▶ Data:
....................
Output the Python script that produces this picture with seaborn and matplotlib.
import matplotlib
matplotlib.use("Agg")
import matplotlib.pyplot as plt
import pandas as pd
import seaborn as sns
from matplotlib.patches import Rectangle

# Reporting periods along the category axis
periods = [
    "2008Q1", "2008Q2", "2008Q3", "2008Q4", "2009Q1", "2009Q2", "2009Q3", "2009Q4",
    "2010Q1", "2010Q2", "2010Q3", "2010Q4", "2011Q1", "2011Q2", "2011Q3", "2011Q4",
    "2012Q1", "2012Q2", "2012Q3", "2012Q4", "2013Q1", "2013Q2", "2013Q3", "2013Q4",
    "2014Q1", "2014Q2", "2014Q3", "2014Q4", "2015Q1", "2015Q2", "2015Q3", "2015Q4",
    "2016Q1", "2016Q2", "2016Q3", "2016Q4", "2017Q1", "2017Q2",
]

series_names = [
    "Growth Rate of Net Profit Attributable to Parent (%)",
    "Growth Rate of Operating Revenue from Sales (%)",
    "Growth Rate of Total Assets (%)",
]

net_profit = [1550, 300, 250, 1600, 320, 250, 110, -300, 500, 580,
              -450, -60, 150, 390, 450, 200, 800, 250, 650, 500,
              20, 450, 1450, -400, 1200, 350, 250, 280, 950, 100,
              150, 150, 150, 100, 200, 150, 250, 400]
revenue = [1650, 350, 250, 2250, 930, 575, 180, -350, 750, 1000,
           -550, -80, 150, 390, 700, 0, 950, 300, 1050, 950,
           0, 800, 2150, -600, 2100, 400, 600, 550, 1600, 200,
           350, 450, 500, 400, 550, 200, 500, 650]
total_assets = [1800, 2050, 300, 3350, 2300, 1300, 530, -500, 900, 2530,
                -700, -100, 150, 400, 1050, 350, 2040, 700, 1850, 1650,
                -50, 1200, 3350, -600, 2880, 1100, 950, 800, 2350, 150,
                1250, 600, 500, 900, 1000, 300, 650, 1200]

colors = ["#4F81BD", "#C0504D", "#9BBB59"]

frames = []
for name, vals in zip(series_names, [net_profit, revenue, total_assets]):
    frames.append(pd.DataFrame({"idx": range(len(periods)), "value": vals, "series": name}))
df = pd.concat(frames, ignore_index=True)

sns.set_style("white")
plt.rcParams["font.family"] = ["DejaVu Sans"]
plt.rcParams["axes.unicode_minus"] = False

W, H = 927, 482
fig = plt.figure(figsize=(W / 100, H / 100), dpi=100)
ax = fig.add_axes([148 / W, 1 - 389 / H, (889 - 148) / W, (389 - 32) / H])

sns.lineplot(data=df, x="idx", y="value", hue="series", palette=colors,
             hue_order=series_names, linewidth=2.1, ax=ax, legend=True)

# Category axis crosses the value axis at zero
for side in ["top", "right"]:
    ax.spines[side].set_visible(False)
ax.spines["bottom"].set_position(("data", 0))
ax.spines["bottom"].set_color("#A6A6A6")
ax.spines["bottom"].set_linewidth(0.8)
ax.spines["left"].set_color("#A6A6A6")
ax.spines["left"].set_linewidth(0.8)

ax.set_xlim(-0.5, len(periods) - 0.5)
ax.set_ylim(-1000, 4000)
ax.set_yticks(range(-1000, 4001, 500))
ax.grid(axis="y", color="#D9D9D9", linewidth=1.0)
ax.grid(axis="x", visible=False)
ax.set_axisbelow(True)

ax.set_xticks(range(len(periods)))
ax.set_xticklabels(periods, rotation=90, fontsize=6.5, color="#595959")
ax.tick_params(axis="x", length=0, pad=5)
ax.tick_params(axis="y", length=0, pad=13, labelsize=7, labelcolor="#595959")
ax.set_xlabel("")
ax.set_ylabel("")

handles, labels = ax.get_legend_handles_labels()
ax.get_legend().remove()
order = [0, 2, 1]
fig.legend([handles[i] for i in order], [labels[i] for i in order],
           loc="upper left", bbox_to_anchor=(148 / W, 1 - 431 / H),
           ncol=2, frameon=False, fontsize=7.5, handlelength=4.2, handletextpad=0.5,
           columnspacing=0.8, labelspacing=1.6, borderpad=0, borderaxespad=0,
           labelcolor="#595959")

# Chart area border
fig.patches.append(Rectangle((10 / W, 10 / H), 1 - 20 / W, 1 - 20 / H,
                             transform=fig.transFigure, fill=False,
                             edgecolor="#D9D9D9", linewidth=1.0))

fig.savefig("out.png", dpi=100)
....................
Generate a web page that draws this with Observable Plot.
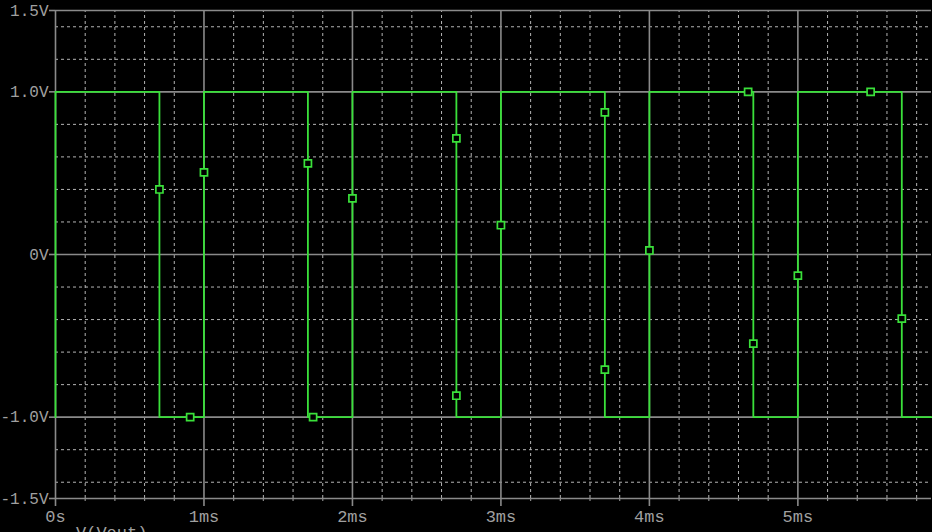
....................
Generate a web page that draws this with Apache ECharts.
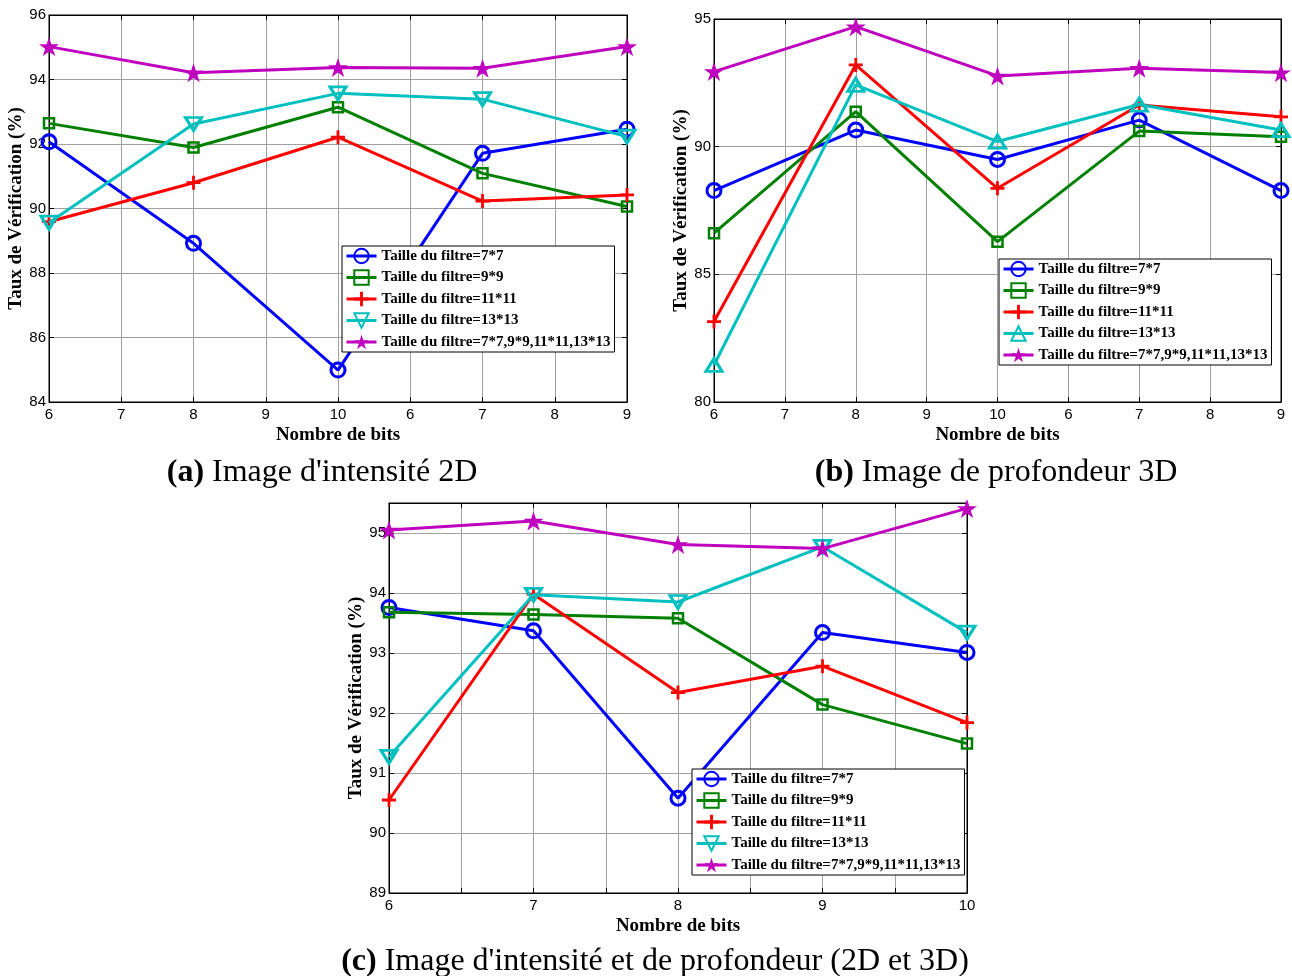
....................
▶ Objective: Take every line above carrying "matplotlib" and return it.

▶ Result of this task:
Output the Python script that produces this picture with seaborn and matplotlib.
import matplotlib
matplotlib.use("Agg")
import matplotlib.pyplot as plt
from matplotlib.patches import Rectangle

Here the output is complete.